**SUPPLIED MATERIAL**
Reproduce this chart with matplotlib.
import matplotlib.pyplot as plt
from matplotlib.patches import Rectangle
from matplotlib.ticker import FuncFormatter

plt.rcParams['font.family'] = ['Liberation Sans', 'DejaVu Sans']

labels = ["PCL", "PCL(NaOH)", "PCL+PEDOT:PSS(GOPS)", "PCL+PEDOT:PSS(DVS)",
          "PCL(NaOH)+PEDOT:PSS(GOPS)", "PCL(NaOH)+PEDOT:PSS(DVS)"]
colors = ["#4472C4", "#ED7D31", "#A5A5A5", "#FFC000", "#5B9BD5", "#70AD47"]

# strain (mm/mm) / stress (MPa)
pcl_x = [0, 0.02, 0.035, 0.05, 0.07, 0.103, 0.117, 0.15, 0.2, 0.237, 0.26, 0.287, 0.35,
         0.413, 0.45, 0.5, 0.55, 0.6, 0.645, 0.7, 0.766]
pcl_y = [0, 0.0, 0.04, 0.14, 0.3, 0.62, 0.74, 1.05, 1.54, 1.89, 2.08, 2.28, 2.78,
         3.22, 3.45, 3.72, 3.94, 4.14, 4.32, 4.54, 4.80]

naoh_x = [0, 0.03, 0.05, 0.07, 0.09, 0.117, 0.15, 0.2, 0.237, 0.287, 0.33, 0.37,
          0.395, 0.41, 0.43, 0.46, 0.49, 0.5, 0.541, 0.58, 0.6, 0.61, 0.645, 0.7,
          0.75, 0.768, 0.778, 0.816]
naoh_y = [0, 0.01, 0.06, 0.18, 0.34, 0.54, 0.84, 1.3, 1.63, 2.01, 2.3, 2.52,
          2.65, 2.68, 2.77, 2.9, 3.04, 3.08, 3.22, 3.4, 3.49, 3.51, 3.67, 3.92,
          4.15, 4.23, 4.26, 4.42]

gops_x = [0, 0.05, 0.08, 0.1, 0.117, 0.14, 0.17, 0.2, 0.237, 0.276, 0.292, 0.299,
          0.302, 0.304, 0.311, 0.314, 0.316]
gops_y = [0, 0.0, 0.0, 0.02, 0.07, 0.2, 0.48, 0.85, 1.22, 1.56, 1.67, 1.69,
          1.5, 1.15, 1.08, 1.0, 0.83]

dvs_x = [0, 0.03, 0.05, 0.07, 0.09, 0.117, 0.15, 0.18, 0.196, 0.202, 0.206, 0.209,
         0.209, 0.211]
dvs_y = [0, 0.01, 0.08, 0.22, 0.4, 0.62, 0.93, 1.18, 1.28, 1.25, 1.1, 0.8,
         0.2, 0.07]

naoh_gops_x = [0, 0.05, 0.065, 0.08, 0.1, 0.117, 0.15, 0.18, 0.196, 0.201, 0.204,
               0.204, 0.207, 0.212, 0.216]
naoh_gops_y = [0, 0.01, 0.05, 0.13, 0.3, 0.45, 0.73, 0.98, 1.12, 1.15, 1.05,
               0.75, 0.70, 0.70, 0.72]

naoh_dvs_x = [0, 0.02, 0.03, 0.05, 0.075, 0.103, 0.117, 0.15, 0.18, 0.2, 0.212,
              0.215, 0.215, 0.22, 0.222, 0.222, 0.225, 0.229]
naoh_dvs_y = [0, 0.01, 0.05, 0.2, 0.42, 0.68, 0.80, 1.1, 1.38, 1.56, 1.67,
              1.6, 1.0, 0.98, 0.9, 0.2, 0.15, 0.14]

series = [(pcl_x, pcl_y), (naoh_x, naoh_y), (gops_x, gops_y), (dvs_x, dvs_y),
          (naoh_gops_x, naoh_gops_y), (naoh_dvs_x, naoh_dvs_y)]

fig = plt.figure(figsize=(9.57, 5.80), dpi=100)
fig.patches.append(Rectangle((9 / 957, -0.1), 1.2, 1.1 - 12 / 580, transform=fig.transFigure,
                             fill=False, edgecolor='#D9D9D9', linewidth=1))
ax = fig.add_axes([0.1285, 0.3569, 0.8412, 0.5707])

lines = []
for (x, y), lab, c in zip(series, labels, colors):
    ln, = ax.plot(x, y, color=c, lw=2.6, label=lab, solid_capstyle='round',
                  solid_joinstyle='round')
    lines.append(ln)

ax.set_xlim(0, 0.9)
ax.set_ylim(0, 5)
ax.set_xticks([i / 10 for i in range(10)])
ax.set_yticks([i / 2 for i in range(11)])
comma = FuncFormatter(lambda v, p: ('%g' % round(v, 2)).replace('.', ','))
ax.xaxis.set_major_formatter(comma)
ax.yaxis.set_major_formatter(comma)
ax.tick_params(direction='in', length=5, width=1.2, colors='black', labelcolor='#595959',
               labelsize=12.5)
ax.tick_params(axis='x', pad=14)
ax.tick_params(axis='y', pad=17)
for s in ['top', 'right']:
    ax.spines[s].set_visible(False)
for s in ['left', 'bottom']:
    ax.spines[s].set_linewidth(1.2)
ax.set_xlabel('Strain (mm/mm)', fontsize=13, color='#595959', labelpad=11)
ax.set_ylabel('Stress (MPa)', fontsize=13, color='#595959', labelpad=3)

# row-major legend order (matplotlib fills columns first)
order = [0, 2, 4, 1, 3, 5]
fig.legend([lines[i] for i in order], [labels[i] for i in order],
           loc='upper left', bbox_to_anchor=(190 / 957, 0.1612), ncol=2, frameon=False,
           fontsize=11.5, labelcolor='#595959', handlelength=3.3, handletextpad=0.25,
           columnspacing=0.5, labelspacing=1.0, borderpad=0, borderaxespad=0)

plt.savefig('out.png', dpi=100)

**TASK STATEMENT**
Your answer should be exactly the lines of the data above, from the first through the line containing "1.5, 1.15, 1.08, 1.0, 0.83]".

**FULL OUTPUT**
Reproduce this chart with matplotlib.
import matplotlib.pyplot as plt
from matplotlib.patches import Rectangle
from matplotlib.ticker import FuncFormatter

plt.rcParams['font.family'] = ['Liberation Sans', 'DejaVu Sans']

labels = ["PCL", "PCL(NaOH)", "PCL+PEDOT:PSS(GOPS)", "PCL+PEDOT:PSS(DVS)",
          "PCL(NaOH)+PEDOT:PSS(GOPS)", "PCL(NaOH)+PEDOT:PSS(DVS)"]
colors = ["#4472C4", "#ED7D31", "#A5A5A5", "#FFC000", "#5B9BD5", "#70AD47"]

# strain (mm/mm) / stress (MPa)
pcl_x = [0, 0.02, 0.035, 0.05, 0.07, 0.103, 0.117, 0.15, 0.2, 0.237, 0.26, 0.287, 0.35,
         0.413, 0.45, 0.5, 0.55, 0.6, 0.645, 0.7, 0.766]
pcl_y = [0, 0.0, 0.04, 0.14, 0.3, 0.62, 0.74, 1.05, 1.54, 1.89, 2.08, 2.28, 2.78,
         3.22, 3.45, 3.72, 3.94, 4.14, 4.32, 4.54, 4.80]

naoh_x = [0, 0.03, 0.05, 0.07, 0.09, 0.117, 0.15, 0.2, 0.237, 0.287, 0.33, 0.37,
          0.395, 0.41, 0.43, 0.46, 0.49, 0.5, 0.541, 0.58, 0.6, 0.61, 0.645, 0.7,
          0.75, 0.768, 0.778, 0.816]
naoh_y = [0, 0.01, 0.06, 0.18, 0.34, 0.54, 0.84, 1.3, 1.63, 2.01, 2.3, 2.52,
          2.65, 2.68, 2.77, 2.9, 3.04, 3.08, 3.22, 3.4, 3.49, 3.51, 3.67, 3.92,
          4.15, 4.23, 4.26, 4.42]

gops_x = [0, 0.05, 0.08, 0.1, 0.117, 0.14, 0.17, 0.2, 0.237, 0.276, 0.292, 0.299,
          0.302, 0.304, 0.311, 0.314, 0.316]
gops_y = [0, 0.0, 0.0, 0.02, 0.07, 0.2, 0.48, 0.85, 1.22, 1.56, 1.67, 1.69,
          1.5, 1.15, 1.08, 1.0, 0.83]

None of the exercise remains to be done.